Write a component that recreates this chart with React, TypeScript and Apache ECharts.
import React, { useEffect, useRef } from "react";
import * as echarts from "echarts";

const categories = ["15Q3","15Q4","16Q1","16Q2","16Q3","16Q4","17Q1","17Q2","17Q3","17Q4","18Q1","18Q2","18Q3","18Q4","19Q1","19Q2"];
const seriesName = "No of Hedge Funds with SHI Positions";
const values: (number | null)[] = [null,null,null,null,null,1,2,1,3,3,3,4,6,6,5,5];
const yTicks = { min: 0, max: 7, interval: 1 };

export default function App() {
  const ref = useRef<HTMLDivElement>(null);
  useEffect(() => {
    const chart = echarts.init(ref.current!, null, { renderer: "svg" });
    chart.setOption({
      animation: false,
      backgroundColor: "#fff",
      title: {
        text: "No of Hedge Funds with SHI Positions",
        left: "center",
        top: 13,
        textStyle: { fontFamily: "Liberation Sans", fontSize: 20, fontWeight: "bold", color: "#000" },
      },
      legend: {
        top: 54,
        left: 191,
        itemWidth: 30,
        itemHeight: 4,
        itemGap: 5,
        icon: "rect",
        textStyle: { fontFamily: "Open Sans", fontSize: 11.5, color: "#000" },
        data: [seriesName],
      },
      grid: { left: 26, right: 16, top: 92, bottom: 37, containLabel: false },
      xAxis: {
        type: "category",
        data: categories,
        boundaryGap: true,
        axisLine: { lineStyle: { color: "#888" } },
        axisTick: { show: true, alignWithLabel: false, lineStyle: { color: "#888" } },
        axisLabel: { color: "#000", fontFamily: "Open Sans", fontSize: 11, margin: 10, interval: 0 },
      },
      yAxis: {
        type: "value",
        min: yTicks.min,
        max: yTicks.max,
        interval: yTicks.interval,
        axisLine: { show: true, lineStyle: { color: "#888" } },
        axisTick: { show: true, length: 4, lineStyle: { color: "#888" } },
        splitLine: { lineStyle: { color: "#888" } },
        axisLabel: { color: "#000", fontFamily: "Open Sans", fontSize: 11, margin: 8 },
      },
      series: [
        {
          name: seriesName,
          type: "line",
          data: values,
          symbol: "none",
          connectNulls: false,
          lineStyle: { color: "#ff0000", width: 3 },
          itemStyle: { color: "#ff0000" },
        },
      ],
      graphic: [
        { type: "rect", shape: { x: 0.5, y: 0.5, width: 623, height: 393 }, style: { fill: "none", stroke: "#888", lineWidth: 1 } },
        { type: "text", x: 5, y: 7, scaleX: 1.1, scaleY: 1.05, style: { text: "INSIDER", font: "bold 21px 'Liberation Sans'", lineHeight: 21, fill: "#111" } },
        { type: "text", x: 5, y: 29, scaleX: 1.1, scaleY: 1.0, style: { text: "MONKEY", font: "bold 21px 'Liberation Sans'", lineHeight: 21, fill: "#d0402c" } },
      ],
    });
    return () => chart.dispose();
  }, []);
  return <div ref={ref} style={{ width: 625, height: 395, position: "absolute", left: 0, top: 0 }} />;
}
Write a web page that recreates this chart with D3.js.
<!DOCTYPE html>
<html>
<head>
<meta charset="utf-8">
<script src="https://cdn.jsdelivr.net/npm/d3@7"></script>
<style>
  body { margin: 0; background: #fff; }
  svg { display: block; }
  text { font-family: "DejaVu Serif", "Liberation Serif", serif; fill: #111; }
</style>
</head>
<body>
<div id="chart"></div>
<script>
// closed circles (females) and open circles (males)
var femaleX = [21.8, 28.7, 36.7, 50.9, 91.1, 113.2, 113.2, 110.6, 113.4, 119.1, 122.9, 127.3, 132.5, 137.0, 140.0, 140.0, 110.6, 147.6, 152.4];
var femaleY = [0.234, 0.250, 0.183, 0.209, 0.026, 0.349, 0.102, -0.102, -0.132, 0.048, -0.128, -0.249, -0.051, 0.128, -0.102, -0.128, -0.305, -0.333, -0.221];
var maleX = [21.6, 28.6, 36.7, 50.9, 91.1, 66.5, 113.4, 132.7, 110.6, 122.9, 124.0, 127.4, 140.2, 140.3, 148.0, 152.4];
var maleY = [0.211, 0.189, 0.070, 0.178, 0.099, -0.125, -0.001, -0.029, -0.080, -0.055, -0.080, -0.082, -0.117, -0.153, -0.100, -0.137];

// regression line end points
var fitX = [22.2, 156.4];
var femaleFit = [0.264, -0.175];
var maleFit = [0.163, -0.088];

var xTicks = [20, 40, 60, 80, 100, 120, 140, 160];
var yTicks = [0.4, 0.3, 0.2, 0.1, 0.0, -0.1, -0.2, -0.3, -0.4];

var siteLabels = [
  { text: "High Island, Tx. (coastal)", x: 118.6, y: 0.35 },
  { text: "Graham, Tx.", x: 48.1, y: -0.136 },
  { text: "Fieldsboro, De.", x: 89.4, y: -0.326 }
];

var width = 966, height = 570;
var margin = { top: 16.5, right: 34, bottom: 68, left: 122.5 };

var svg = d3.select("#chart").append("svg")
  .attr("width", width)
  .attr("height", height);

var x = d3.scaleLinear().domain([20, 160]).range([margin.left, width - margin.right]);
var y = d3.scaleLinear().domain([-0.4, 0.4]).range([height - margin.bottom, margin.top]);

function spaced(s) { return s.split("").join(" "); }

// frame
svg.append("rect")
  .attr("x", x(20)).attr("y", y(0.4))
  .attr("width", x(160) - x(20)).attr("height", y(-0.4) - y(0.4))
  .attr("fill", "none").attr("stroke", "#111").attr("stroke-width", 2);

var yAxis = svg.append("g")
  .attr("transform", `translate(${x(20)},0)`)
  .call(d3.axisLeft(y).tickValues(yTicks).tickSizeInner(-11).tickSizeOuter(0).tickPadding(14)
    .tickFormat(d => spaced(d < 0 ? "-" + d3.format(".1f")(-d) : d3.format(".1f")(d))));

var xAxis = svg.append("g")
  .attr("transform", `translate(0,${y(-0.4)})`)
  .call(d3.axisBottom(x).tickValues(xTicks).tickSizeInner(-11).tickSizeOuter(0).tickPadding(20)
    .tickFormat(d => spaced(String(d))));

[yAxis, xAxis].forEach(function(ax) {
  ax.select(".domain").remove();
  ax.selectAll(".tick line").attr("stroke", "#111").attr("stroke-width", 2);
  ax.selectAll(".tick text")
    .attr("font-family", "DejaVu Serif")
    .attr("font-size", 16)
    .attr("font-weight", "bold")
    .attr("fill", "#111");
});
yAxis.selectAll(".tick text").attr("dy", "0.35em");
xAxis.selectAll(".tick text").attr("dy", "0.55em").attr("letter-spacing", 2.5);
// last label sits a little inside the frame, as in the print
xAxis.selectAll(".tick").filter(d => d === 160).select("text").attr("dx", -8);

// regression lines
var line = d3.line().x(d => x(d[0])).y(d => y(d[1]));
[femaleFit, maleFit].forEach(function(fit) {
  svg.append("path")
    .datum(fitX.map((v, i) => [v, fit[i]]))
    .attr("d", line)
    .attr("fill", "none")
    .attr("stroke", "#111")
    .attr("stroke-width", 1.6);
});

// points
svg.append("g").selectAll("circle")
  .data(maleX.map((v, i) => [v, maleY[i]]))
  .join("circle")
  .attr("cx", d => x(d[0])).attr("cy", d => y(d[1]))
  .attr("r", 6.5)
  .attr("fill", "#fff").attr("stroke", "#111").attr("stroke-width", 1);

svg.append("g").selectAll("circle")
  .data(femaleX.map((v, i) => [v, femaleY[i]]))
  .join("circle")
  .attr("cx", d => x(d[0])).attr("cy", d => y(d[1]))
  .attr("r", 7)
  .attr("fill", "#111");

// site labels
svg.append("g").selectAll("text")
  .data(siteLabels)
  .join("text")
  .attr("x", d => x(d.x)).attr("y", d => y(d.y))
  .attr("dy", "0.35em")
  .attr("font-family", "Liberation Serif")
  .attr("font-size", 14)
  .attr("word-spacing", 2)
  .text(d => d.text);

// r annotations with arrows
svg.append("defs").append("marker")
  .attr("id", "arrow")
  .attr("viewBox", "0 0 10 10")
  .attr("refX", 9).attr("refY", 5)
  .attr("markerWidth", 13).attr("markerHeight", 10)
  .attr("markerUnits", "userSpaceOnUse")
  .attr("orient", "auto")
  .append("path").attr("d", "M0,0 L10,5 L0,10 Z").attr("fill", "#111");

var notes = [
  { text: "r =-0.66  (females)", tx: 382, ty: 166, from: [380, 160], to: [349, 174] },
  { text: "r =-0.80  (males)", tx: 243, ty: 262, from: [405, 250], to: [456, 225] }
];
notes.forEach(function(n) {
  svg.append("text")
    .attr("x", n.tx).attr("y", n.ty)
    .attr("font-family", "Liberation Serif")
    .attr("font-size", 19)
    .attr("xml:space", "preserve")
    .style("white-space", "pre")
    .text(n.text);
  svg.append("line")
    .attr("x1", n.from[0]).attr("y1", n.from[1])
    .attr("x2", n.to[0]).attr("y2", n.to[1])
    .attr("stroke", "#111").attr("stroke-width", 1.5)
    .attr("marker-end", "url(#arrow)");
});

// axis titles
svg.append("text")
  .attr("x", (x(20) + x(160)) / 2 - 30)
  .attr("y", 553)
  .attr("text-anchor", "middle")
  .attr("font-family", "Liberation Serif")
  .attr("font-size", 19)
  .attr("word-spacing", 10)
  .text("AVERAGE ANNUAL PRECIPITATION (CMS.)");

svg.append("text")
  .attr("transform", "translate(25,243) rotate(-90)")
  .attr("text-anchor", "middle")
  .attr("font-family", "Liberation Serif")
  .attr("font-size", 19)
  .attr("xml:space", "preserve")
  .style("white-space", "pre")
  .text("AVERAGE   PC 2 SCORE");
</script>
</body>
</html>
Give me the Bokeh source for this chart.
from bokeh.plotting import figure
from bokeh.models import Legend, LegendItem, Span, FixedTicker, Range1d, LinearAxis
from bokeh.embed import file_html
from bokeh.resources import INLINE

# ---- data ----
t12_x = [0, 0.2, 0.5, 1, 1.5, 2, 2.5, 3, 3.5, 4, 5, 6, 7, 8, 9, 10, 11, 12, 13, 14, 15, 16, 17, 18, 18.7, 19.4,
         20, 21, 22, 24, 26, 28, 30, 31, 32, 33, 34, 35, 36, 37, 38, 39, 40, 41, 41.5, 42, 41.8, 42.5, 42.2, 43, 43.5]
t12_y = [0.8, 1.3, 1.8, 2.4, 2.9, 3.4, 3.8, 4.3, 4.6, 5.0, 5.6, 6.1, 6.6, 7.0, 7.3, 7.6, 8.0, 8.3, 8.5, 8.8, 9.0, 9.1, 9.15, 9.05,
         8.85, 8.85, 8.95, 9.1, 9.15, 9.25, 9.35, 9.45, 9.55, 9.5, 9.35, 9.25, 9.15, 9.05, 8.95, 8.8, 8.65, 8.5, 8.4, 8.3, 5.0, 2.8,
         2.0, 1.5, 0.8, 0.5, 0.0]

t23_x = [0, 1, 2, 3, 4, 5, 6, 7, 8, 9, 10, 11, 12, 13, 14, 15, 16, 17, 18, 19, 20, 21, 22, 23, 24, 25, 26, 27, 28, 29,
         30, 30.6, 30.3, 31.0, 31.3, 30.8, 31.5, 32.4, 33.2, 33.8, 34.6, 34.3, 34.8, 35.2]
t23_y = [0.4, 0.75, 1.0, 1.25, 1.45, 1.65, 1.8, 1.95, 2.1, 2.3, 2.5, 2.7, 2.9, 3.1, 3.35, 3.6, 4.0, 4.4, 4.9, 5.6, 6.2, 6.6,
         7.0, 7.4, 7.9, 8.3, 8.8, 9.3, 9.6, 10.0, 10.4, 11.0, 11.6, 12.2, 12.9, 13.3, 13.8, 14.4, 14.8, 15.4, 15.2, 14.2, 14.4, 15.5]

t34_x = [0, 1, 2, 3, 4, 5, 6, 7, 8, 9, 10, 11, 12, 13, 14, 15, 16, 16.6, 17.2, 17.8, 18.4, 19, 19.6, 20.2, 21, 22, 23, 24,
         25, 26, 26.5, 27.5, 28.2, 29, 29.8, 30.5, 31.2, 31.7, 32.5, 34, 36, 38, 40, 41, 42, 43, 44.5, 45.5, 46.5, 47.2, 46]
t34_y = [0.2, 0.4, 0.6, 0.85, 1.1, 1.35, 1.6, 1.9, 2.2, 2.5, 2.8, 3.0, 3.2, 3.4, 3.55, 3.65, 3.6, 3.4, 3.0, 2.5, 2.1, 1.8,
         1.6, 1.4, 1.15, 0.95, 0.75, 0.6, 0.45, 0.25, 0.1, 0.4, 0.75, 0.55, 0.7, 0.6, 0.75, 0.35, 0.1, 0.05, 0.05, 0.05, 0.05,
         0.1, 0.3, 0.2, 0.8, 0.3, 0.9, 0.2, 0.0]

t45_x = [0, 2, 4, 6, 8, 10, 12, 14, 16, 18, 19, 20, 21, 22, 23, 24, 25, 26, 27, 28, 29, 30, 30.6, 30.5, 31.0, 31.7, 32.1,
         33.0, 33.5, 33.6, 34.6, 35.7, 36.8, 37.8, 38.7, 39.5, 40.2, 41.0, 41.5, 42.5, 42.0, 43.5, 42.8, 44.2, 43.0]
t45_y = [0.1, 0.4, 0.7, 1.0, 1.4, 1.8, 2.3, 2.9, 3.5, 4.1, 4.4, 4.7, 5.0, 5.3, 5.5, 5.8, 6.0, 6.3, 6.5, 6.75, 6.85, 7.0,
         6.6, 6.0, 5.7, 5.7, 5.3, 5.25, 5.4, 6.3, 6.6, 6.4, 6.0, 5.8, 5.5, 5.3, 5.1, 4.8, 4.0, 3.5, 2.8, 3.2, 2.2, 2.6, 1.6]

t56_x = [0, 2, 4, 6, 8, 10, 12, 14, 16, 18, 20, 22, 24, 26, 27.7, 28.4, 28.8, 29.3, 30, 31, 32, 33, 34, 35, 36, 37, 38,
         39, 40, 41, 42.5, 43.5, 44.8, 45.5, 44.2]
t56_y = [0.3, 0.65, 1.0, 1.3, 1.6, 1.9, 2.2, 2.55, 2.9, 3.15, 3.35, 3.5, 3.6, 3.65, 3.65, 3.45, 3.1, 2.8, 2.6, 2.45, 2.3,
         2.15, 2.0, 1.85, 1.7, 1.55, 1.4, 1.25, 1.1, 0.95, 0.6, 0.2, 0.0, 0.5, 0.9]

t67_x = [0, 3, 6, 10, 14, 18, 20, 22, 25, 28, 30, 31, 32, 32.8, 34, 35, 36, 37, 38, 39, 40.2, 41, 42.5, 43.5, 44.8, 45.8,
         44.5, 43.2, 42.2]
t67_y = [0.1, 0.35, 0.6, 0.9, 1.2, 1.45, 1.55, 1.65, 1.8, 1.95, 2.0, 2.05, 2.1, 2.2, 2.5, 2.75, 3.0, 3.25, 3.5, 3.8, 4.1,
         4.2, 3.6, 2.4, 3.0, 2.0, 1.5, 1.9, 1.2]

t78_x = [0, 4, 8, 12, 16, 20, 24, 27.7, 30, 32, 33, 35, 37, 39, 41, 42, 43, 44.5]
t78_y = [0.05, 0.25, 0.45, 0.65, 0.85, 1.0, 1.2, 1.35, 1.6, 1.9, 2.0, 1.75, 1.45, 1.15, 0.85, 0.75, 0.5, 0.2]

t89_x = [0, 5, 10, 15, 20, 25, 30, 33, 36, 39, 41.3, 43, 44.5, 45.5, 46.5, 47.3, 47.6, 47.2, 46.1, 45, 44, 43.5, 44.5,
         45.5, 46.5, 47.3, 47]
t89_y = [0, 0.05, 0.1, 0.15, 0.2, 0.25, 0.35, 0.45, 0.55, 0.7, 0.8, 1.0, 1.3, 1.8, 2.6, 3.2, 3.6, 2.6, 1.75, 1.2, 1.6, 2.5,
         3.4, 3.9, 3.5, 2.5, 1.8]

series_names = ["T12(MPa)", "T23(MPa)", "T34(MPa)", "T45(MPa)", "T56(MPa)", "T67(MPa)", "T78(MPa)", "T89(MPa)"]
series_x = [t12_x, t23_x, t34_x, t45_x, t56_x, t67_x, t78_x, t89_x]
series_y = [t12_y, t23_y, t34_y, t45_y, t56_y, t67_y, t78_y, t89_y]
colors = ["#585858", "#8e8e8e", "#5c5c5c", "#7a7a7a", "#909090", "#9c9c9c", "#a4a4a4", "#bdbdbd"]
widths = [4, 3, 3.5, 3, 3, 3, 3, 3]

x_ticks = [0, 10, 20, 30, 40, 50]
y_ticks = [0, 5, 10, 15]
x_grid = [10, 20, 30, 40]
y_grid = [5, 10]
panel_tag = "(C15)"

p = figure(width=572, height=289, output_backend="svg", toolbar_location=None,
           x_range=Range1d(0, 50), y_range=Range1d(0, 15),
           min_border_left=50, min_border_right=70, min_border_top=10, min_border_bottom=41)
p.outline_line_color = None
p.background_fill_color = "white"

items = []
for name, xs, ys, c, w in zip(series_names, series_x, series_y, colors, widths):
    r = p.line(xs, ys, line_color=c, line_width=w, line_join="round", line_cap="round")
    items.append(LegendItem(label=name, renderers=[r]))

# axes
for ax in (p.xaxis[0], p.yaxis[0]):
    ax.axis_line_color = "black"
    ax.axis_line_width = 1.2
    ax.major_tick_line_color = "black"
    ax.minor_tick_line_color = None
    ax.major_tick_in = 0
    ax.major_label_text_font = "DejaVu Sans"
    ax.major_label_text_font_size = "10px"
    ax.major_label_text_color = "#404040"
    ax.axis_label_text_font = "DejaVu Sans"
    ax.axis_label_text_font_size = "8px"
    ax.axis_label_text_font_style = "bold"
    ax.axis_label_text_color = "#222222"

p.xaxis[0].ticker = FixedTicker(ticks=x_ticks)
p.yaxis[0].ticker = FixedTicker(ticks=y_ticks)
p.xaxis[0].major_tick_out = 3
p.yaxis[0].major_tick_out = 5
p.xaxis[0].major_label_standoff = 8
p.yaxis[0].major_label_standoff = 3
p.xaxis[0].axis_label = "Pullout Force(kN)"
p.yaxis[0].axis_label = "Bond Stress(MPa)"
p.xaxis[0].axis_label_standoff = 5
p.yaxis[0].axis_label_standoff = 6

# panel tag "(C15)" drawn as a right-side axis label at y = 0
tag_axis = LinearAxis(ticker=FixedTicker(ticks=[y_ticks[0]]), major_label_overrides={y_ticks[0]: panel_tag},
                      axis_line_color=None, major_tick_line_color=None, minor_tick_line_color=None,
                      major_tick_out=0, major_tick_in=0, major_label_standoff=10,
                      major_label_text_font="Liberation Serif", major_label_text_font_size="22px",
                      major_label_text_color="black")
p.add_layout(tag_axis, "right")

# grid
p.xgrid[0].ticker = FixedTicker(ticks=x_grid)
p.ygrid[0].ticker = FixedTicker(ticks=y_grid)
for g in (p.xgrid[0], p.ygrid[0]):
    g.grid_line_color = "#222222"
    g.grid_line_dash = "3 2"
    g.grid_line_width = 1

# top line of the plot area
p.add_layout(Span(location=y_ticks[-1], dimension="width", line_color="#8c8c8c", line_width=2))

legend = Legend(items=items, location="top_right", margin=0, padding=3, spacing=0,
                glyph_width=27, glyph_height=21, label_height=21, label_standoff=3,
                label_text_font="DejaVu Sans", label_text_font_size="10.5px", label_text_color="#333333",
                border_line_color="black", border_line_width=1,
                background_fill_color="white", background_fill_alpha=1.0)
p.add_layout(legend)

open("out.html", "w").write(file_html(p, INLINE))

## GIVEN TASK
The lines to be given again exactly are those from the one containing "Give me the Bokeh source for this chart." up to and including the one containing "0.1, 0.3, 0.2, 0.8, 0.3, 0.9, 0.2, 0.0]".

## WRITTEN REPLY
Give me the Bokeh source for this chart.
from bokeh.plotting import figure
from bokeh.models import Legend, LegendItem, Span, FixedTicker, Range1d, LinearAxis
from bokeh.embed import file_html
from bokeh.resources import INLINE

# ---- data ----
t12_x = [0, 0.2, 0.5, 1, 1.5, 2, 2.5, 3, 3.5, 4, 5, 6, 7, 8, 9, 10, 11, 12, 13, 14, 15, 16, 17, 18, 18.7, 19.4,
         20, 21, 22, 24, 26, 28, 30, 31, 32, 33, 34, 35, 36, 37, 38, 39, 40, 41, 41.5, 42, 41.8, 42.5, 42.2, 43, 43.5]
t12_y = [0.8, 1.3, 1.8, 2.4, 2.9, 3.4, 3.8, 4.3, 4.6, 5.0, 5.6, 6.1, 6.6, 7.0, 7.3, 7.6, 8.0, 8.3, 8.5, 8.8, 9.0, 9.1, 9.15, 9.05,
         8.85, 8.85, 8.95, 9.1, 9.15, 9.25, 9.35, 9.45, 9.55, 9.5, 9.35, 9.25, 9.15, 9.05, 8.95, 8.8, 8.65, 8.5, 8.4, 8.3, 5.0, 2.8,
         2.0, 1.5, 0.8, 0.5, 0.0]

t23_x = [0, 1, 2, 3, 4, 5, 6, 7, 8, 9, 10, 11, 12, 13, 14, 15, 16, 17, 18, 19, 20, 21, 22, 23, 24, 25, 26, 27, 28, 29,
         30, 30.6, 30.3, 31.0, 31.3, 30.8, 31.5, 32.4, 33.2, 33.8, 34.6, 34.3, 34.8, 35.2]
t23_y = [0.4, 0.75, 1.0, 1.25, 1.45, 1.65, 1.8, 1.95, 2.1, 2.3, 2.5, 2.7, 2.9, 3.1, 3.35, 3.6, 4.0, 4.4, 4.9, 5.6, 6.2, 6.6,
         7.0, 7.4, 7.9, 8.3, 8.8, 9.3, 9.6, 10.0, 10.4, 11.0, 11.6, 12.2, 12.9, 13.3, 13.8, 14.4, 14.8, 15.4, 15.2, 14.2, 14.4, 15.5]

t34_x = [0, 1, 2, 3, 4, 5, 6, 7, 8, 9, 10, 11, 12, 13, 14, 15, 16, 16.6, 17.2, 17.8, 18.4, 19, 19.6, 20.2, 21, 22, 23, 24,
         25, 26, 26.5, 27.5, 28.2, 29, 29.8, 30.5, 31.2, 31.7, 32.5, 34, 36, 38, 40, 41, 42, 43, 44.5, 45.5, 46.5, 47.2, 46]
t34_y = [0.2, 0.4, 0.6, 0.85, 1.1, 1.35, 1.6, 1.9, 2.2, 2.5, 2.8, 3.0, 3.2, 3.4, 3.55, 3.65, 3.6, 3.4, 3.0, 2.5, 2.1, 1.8,
         1.6, 1.4, 1.15, 0.95, 0.75, 0.6, 0.45, 0.25, 0.1, 0.4, 0.75, 0.55, 0.7, 0.6, 0.75, 0.35, 0.1, 0.05, 0.05, 0.05, 0.05,
         0.1, 0.3, 0.2, 0.8, 0.3, 0.9, 0.2, 0.0]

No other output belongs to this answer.